WHAT THE TASK ASKS: Omit all pictures, then retype the data exactly as given.

** START **

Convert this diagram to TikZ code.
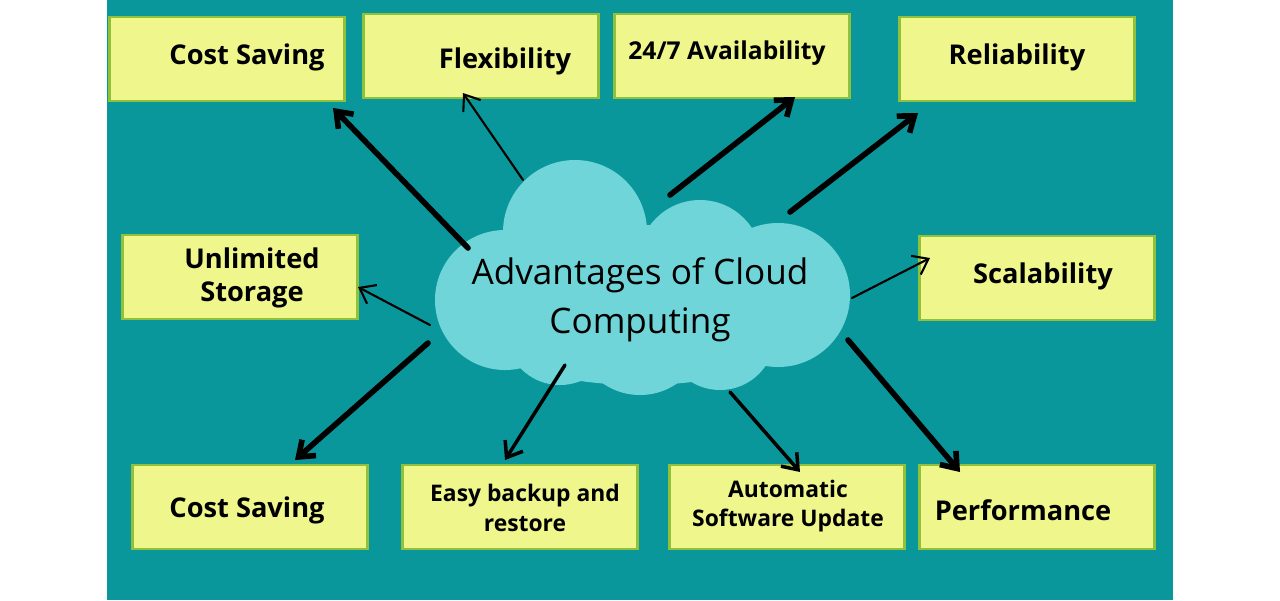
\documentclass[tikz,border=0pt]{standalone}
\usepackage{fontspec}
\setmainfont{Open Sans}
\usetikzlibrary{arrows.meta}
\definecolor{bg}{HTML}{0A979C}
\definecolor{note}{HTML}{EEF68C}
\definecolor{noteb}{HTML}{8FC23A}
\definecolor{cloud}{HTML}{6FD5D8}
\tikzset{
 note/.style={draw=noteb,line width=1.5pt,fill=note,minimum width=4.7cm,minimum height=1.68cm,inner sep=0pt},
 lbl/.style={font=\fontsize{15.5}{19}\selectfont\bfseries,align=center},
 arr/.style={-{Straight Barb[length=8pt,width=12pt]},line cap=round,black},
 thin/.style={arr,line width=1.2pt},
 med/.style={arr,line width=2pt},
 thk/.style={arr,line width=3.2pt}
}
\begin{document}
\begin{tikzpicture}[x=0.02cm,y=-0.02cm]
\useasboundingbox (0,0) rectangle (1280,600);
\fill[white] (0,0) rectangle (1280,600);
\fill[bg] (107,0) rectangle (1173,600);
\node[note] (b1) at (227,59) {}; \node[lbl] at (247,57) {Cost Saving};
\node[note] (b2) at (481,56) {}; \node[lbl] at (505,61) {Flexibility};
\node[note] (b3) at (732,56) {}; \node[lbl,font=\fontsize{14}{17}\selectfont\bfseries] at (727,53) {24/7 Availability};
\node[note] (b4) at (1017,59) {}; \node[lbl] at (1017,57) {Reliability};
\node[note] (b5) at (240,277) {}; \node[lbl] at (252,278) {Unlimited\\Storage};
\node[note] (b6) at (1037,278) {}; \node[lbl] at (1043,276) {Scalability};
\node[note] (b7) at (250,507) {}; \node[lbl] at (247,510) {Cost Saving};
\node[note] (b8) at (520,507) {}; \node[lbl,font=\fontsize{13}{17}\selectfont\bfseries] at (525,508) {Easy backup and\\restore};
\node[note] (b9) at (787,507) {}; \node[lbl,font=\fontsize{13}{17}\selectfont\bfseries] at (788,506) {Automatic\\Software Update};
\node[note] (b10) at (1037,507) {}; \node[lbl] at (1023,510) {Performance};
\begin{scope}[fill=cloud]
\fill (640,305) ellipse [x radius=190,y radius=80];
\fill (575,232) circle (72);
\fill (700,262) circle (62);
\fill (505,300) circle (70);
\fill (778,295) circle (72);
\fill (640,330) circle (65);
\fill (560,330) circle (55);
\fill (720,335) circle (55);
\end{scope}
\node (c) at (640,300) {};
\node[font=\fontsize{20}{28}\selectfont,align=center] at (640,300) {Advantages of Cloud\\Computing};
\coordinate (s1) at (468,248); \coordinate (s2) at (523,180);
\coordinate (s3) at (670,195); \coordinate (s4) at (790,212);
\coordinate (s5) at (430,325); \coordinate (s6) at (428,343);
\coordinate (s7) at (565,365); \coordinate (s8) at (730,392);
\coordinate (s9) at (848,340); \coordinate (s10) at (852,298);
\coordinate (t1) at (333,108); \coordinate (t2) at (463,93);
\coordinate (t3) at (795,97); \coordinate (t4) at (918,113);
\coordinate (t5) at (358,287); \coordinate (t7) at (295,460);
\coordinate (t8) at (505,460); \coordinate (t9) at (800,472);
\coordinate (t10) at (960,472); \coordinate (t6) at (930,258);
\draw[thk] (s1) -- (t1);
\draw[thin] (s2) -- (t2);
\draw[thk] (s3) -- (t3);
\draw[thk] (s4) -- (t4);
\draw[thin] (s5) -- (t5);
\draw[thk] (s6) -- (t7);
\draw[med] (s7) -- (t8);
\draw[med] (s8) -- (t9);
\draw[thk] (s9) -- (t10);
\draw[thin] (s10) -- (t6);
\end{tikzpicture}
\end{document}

** END **

OUTPUT OF THE EXERCISE:
Convert this diagram to TikZ code.
\documentclass[tikz,border=0pt]{standalone}
\usepackage{fontspec}
\setmainfont{Open Sans}
\usetikzlibrary{arrows.meta}
\definecolor{bg}{HTML}{0A979C}
\definecolor{note}{HTML}{EEF68C}
\definecolor{noteb}{HTML}{8FC23A}
\definecolor{cloud}{HTML}{6FD5D8}
\tikzset{
 note/.style={draw=noteb,line width=1.5pt,fill=note,minimum width=4.7cm,minimum height=1.68cm,inner sep=0pt},
 lbl/.style={font=\fontsize{15.5}{19}\selectfont\bfseries,align=center},
 arr/.style={-{Straight Barb[length=8pt,width=12pt]},line cap=round,black},
 thin/.style={arr,line width=1.2pt},
 med/.style={arr,line width=2pt},
 thk/.style={arr,line width=3.2pt}
}
\begin{document}
\begin{tikzpicture}[x=0.02cm,y=-0.02cm]
\useasboundingbox (0,0) rectangle (1280,600);
\fill[white] (0,0) rectangle (1280,600);
\fill[bg] (107,0) rectangle (1173,600);
\node[note] (b1) at (227,59) {}; \node[lbl] at (247,57) {Cost Saving};
\node[note] (b2) at (481,56) {}; \node[lbl] at (505,61) {Flexibility};
\node[note] (b3) at (732,56) {}; \node[lbl,font=\fontsize{14}{17}\selectfont\bfseries] at (727,53) {24/7 Availability};
\node[note] (b4) at (1017,59) {}; \node[lbl] at (1017,57) {Reliability};
\node[note] (b5) at (240,277) {}; \node[lbl] at (252,278) {Unlimited\\Storage};
\node[note] (b6) at (1037,278) {}; \node[lbl] at (1043,276) {Scalability};
\node[note] (b7) at (250,507) {}; \node[lbl] at (247,510) {Cost Saving};
\node[note] (b8) at (520,507) {}; \node[lbl,font=\fontsize{13}{17}\selectfont\bfseries] at (525,508) {Easy backup and\\restore};
\node[note] (b9) at (787,507) {}; \node[lbl,font=\fontsize{13}{17}\selectfont\bfseries] at (788,506) {Automatic\\Software Update};
\node[note] (b10) at (1037,507) {}; \node[lbl] at (1023,510) {Performance};
\begin{scope}[fill=cloud]
\fill (640,305) ellipse [x radius=190,y radius=80];
\fill (575,232) circle (72);
\fill (700,262) circle (62);
\fill (505,300) circle (70);
\fill (778,295) circle (72);
\fill (640,330) circle (65);
\fill (560,330) circle (55);
\fill (720,335) circle (55);
\end{scope}
\node (c) at (640,300) {};
\node[font=\fontsize{20}{28}\selectfont,align=center] at (640,300) {Advantages of Cloud\\Computing};
\coordinate (s1) at (468,248); \coordinate (s2) at (523,180);
\coordinate (s3) at (670,195); \coordinate (s4) at (790,212);
\coordinate (s5) at (430,325); \coordinate (s6) at (428,343);
\coordinate (s7) at (565,365); \coordinate (s8) at (730,392);
\coordinate (s9) at (848,340); \coordinate (s10) at (852,298);
\coordinate (t1) at (333,108); \coordinate (t2) at (463,93);
\coordinate (t3) at (795,97); \coordinate (t4) at (918,113);
\coordinate (t5) at (358,287); \coordinate (t7) at (295,460);
\coordinate (t8) at (505,460); \coordinate (t9) at (800,472);
\coordinate (t10) at (960,472); \coordinate (t6) at (930,258);
\draw[thk] (s1) -- (t1);
\draw[thin] (s2) -- (t2);
\draw[thk] (s3) -- (t3);
\draw[thk] (s4) -- (t4);
\draw[thin] (s5) -- (t5);
\draw[thk] (s6) -- (t7);
\draw[med] (s7) -- (t8);
\draw[med] (s8) -- (t9);
\draw[thk] (s9) -- (t10);
\draw[thin] (s10) -- (t6);
\end{tikzpicture}
\end{document}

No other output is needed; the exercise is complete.